Dataset content -
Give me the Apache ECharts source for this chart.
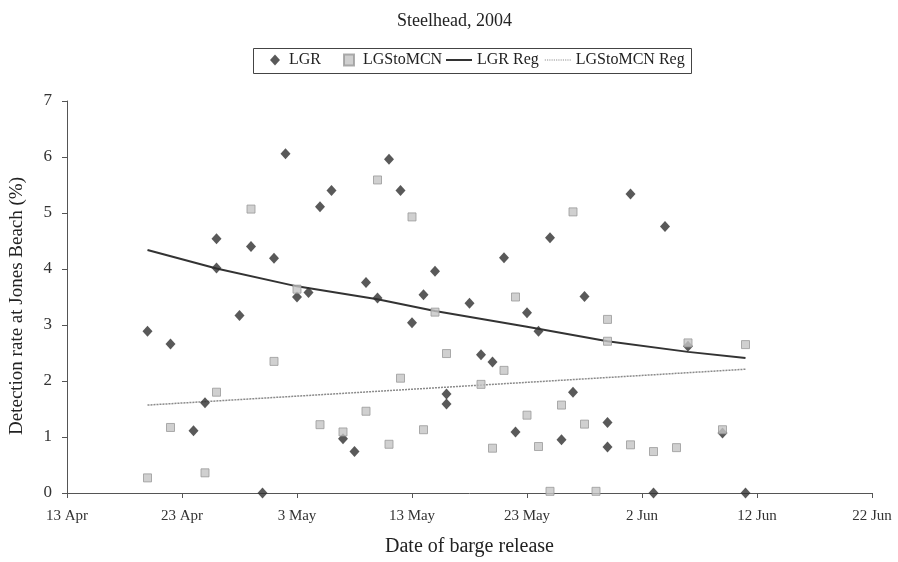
<!DOCTYPE html>
<html>
<head>
<meta charset="utf-8">
<title>Steelhead, 2004</title>
<script src="https://cdn.jsdelivr.net/npm/echarts@6/dist/echarts.min.js"></script>
<style>
  html, body { margin: 0; padding: 0; background: #fff; }
  #chart { width: 898px; height: 562px; }
</style>
</head>
<body>
<div id="chart"></div>
<script>
// release dates (month-day, 2004) and detection rates (%)
var lgrDates = ["4-20","4-22","4-24","4-25","4-26","4-26","4-28","4-29","4-30","5-1","5-2","5-3","5-4","5-5","5-6",
  "5-7","5-8","5-9","5-10","5-11","5-12","5-13","5-14","5-15","5-16","5-16","5-18","5-19","5-20","5-21","5-22",
  "5-23","5-24","5-25","5-26","5-27","5-28","5-30","5-30","6-1","6-3","6-4","6-6","6-9","6-11"];
var lgrRates = [2.89,2.66,1.11,1.61,4.54,4.02,3.17,4.40,0,4.19,6.06,3.50,3.58,5.11,5.40,
  0.97,0.74,3.76,3.48,5.96,5.40,3.04,3.54,3.96,1.77,1.59,3.39,2.47,2.34,4.20,1.09,
  3.22,2.89,4.56,0.95,1.80,3.51,1.26,0.82,5.34,0,4.76,2.62,1.07,0];

var lgsDates = ["4-20","4-22","4-25","4-26","4-29","5-1","5-3","5-5","5-7","5-9","5-10","5-11","5-12","5-13","5-14",
  "5-15","5-16","5-19","5-20","5-21","5-22","5-23","5-24","5-25","5-26","5-27","5-28","5-29","5-30","5-30",
  "6-1","6-3","6-5","6-6","6-9","6-11"];
var lgsRates = [0.27,1.17,0.36,1.80,5.07,2.35,3.64,1.22,1.09,1.46,5.59,0.87,2.05,4.93,1.13,
  3.23,2.49,1.94,0.80,2.19,3.50,1.39,0.83,0.03,1.57,5.02,1.23,0.03,3.10,2.71,
  0.86,0.74,0.81,2.68,1.13,2.65];

// fitted lines
var lgrRegDates = ["4-20","4-26","5-3","5-10","5-15","5-23","5-30","6-6","6-11"];
var lgrRegRates = [4.34,4.01,3.69,3.46,3.25,2.97,2.71,2.52,2.41];
var lgsRegDates = ["4-20","6-11"];
var lgsRegRates = [1.57,2.21];

var xTickLabels = ["13 Apr","23 Apr","3 May","13 May","23 May","2 Jun","12 Jun","22 Jun"];

var startDay = Date.UTC(2004, 3, 13);
function dayOf(md) {
  var p = md.split("-");
  return (Date.UTC(2004, +p[0] - 1, +p[1]) - startDay) / 86400000;
}
function pairs(dates, rates) {
  return dates.map(function (d, i) { return [dayOf(d), rates[i]]; });
}

var serif = "Liberation Serif";
var legendText = { fontFamily: serif, fontSize: 16, color: "#222" };
// dotted legend swatch for the LGStoMCN fit
var dottedIcon = "path://M0,0h1v1h-1z M2,0h1v1h-1z M4,0h1v1h-1z M6,0h1v1h-1z M8,0h1v1h-1z M10,0h1v1h-1z " +
  "M12,0h1v1h-1z M14,0h1v1h-1z M16,0h1v1h-1z M18,0h1v1h-1z M20,0h1v1h-1z M22,0h1v1h-1z";

var option = {
  animation: false,
  backgroundColor: "#fff",
  title: {
    text: "Steelhead, 2004",
    left: 392,
    top: 7,
    textStyle: { fontFamily: serif, fontSize: 18, fontWeight: "normal", color: "#222" },
  },
  graphic: [
    {
      type: "rect",
      shape: { x: 253.5, y: 48.5, width: 438, height: 25 },
      style: { fill: "none", stroke: "#444", lineWidth: 1 },
    },
  ],
  legend: [
    {
      left: 270,
      top: 52,
      padding: 0,
      itemGap: 22,
      itemWidth: 10,
      itemHeight: 11,
      formatter: " {name}",
      textStyle: legendText,
      data: ["LGR", "LGStoMCN"],
    },
    {
      left: 446,
      top: 52,
      padding: 0,
      itemGap: 6,
      itemWidth: 26,
      itemHeight: 2,
      textStyle: legendText,
      data: [
        { name: "LGR Reg", icon: "rect" },
        { name: "LGStoMCN Reg", icon: dottedIcon },
      ],
    },
  ],
  grid: { left: 67, right: 26, top: 101, bottom: 68, containLabel: false },
  xAxis: {
    type: "value",
    min: 0,
    max: 70,
    interval: 10,
    name: "Date of barge release",
    nameLocation: "middle",
    nameGap: 44,
    nameTextStyle: { fontFamily: serif, fontSize: 20, color: "#222" },
    axisLine: { lineStyle: { color: "#555", width: 1 } },
    axisTick: { show: true, length: 5, lineStyle: { color: "#555" } },
    axisLabel: {
      margin: 16,
      fontFamily: serif,
      fontSize: 15,
      color: "#333",
      formatter: function (v) { return xTickLabels[Math.round(v / 10)]; },
    },
    splitLine: { show: false },
  },
  yAxis: {
    type: "value",
    min: 0,
    max: 7,
    interval: 1,
    name: "Detection rate at Jones Beach (%)",
    nameLocation: "middle",
    nameGap: 40,
    nameTextStyle: { fontFamily: serif, fontSize: 19, color: "#222", padding: [0, 18, 0, 0] },
    axisLine: { show: true, lineStyle: { color: "#555", width: 1 } },
    axisTick: { show: true, length: 5, lineStyle: { color: "#555" } },
    axisLabel: { margin: 15, fontFamily: serif, fontSize: 17, color: "#333" },
    splitLine: { show: false },
  },
  series: [
    {
      name: "LGR",
      type: "scatter",
      symbol: "diamond",
      symbolSize: [10, 11],
      itemStyle: { color: "#2f2f2f" },
      data: pairs(lgrDates, lgrRates),
      z: 3,
    },
    {
      name: "LGStoMCN",
      type: "scatter",
      symbol: "rect",
      symbolSize: 8,
      itemStyle: { color: "#c4c4c4", borderColor: "#9a9a9a", borderWidth: 1 },
      data: pairs(lgsDates, lgsRates),
      z: 4,
    },
    {
      name: "LGR Reg",
      type: "line",
      symbol: "none",
      lineStyle: { color: "#333", width: 2 },
      itemStyle: { color: "#333" },
      data: pairs(lgrRegDates, lgrRegRates),
      z: 2,
    },
    {
      name: "LGStoMCN Reg",
      type: "line",
      symbol: "none",
      lineStyle: { color: "#8a8a8a", width: 1.5, type: [2, 1] },
      itemStyle: { color: "#8a8a8a" },
      data: pairs(lgsRegDates, lgsRegRates),
      z: 2,
    },
  ],
};

var myChart = echarts.init(document.getElementById("chart"));
myChart.setOption(option);
</script>
</body>
</html>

The problem - Output the data exactly. Pictures don't belong in the result.

Reply -
Give me the Apache ECharts source for this chart.
<!DOCTYPE html>
<html>
<head>
<meta charset="utf-8">
<title>Steelhead, 2004</title>
<script src="https://cdn.jsdelivr.net/npm/echarts@6/dist/echarts.min.js"></script>
<style>
  html, body { margin: 0; padding: 0; background: #fff; }
  #chart { width: 898px; height: 562px; }
</style>
</head>
<body>
<div id="chart"></div>
<script>
// release dates (month-day, 2004) and detection rates (%)
var lgrDates = ["4-20","4-22","4-24","4-25","4-26","4-26","4-28","4-29","4-30","5-1","5-2","5-3","5-4","5-5","5-6",
  "5-7","5-8","5-9","5-10","5-11","5-12","5-13","5-14","5-15","5-16","5-16","5-18","5-19","5-20","5-21","5-22",
  "5-23","5-24","5-25","5-26","5-27","5-28","5-30","5-30","6-1","6-3","6-4","6-6","6-9","6-11"];
var lgrRates = [2.89,2.66,1.11,1.61,4.54,4.02,3.17,4.40,0,4.19,6.06,3.50,3.58,5.11,5.40,
  0.97,0.74,3.76,3.48,5.96,5.40,3.04,3.54,3.96,1.77,1.59,3.39,2.47,2.34,4.20,1.09,
  3.22,2.89,4.56,0.95,1.80,3.51,1.26,0.82,5.34,0,4.76,2.62,1.07,0];

var lgsDates = ["4-20","4-22","4-25","4-26","4-29","5-1","5-3","5-5","5-7","5-9","5-10","5-11","5-12","5-13","5-14",
  "5-15","5-16","5-19","5-20","5-21","5-22","5-23","5-24","5-25","5-26","5-27","5-28","5-29","5-30","5-30",
  "6-1","6-3","6-5","6-6","6-9","6-11"];
var lgsRates = [0.27,1.17,0.36,1.80,5.07,2.35,3.64,1.22,1.09,1.46,5.59,0.87,2.05,4.93,1.13,
  3.23,2.49,1.94,0.80,2.19,3.50,1.39,0.83,0.03,1.57,5.02,1.23,0.03,3.10,2.71,
  0.86,0.74,0.81,2.68,1.13,2.65];

// fitted lines
var lgrRegDates = ["4-20","4-26","5-3","5-10","5-15","5-23","5-30","6-6","6-11"];
var lgrRegRates = [4.34,4.01,3.69,3.46,3.25,2.97,2.71,2.52,2.41];
var lgsRegDates = ["4-20","6-11"];
var lgsRegRates = [1.57,2.21];

var xTickLabels = ["13 Apr","23 Apr","3 May","13 May","23 May","2 Jun","12 Jun","22 Jun"];

var startDay = Date.UTC(2004, 3, 13);
function dayOf(md) {
  var p = md.split("-");
  return (Date.UTC(2004, +p[0] - 1, +p[1]) - startDay) / 86400000;
}
function pairs(dates, rates) {
  return dates.map(function (d, i) { return [dayOf(d), rates[i]]; });
}

var serif = "Liberation Serif";
var legendText = { fontFamily: serif, fontSize: 16, color: "#222" };
// dotted legend swatch for the LGStoMCN fit
var dottedIcon = "path://M0,0h1v1h-1z M2,0h1v1h-1z M4,0h1v1h-1z M6,0h1v1h-1z M8,0h1v1h-1z M10,0h1v1h-1z " +
  "M12,0h1v1h-1z M14,0h1v1h-1z M16,0h1v1h-1z M18,0h1v1h-1z M20,0h1v1h-1z M22,0h1v1h-1z";

var option = {
  animation: false,
  backgroundColor: "#fff",
  title: {
    text: "Steelhead, 2004",
    left: 392,
    top: 7,
    textStyle: { fontFamily: serif, fontSize: 18, fontWeight: "normal", color: "#222" },
  },
  graphic: [
    {
      type: "rect",
      shape: { x: 253.5, y: 48.5, width: 438, height: 25 },
      style: { fill: "none", stroke: "#444", lineWidth: 1 },
    },
  ],
  legend: [
    {
      left: 270,
      top: 52,
      padding: 0,
      itemGap: 22,
      itemWidth: 10,
      itemHeight: 11,
      formatter: " {name}",
      textStyle: legendText,
      data: ["LGR", "LGStoMCN"],
    },
    {
      left: 446,
      top: 52,
      padding: 0,
      itemGap: 6,
      itemWidth: 26,
      itemHeight: 2,
      textStyle: legendText,
      data: [
        { name: "LGR Reg", icon: "rect" },
        { name: "LGStoMCN Reg", icon: dottedIcon },
      ],
    },
  ],
  grid: { left: 67, right: 26, top: 101, bottom: 68, containLabel: false },
  xAxis: {
    type: "value",
    min: 0,
    max: 70,
    interval: 10,
    name: "Date of barge release",
    nameLocation: "middle",
    nameGap: 44,
    nameTextStyle: { fontFamily: serif, fontSize: 20, color: "#222" },
    axisLine: { lineStyle: { color: "#555", width: 1 } },
    axisTick: { show: true, length: 5, lineStyle: { color: "#555" } },
    axisLabel: {
      margin: 16,
      fontFamily: serif,
      fontSize: 15,
      color: "#333",
      formatter: function (v) { return xTickLabels[Math.round(v / 10)]; },
    },
    splitLine: { show: false },
  },
  yAxis: {
    type: "value",
    min: 0,
    max: 7,
    interval: 1,
    name: "Detection rate at Jones Beach (%)",
    nameLocation: "middle",
    nameGap: 40,
    nameTextStyle: { fontFamily: serif, fontSize: 19, color: "#222", padding: [0, 18, 0, 0] },
    axisLine: { show: true, lineStyle: { color: "#555", width: 1 } },
    axisTick: { show: true, length: 5, lineStyle: { color: "#555" } },
    axisLabel: { margin: 15, fontFamily: serif, fontSize: 17, color: "#333" },
    splitLine: { show: false },
  },
  series: [
    {
      name: "LGR",
      type: "scatter",
      symbol: "diamond",
      symbolSize: [10, 11],
      itemStyle: { color: "#2f2f2f" },
      data: pairs(lgrDates, lgrRates),
      z: 3,
    },
    {
      name: "LGStoMCN",
      type: "scatter",
      symbol: "rect",
      symbolSize: 8,
      itemStyle: { color: "#c4c4c4", borderColor: "#9a9a9a", borderWidth: 1 },
      data: pairs(lgsDates, lgsRates),
      z: 4,
    },
    {
      name: "LGR Reg",
      type: "line",
      symbol: "none",
      lineStyle: { color: "#333", width: 2 },
      itemStyle: { color: "#333" },
      data: pairs(lgrRegDates, lgrRegRates),
      z: 2,
    },
    {
      name: "LGStoMCN Reg",
      type: "line",
      symbol: "none",
      lineStyle: { color: "#8a8a8a", width: 1.5, type: [2, 1] },
      itemStyle: { color: "#8a8a8a" },
      data: pairs(lgsRegDates, lgsRegRates),
      z: 2,
    },
  ],
};

var myChart = echarts.init(document.getElementById("chart"));
myChart.setOption(option);
</script>
</body>
</html>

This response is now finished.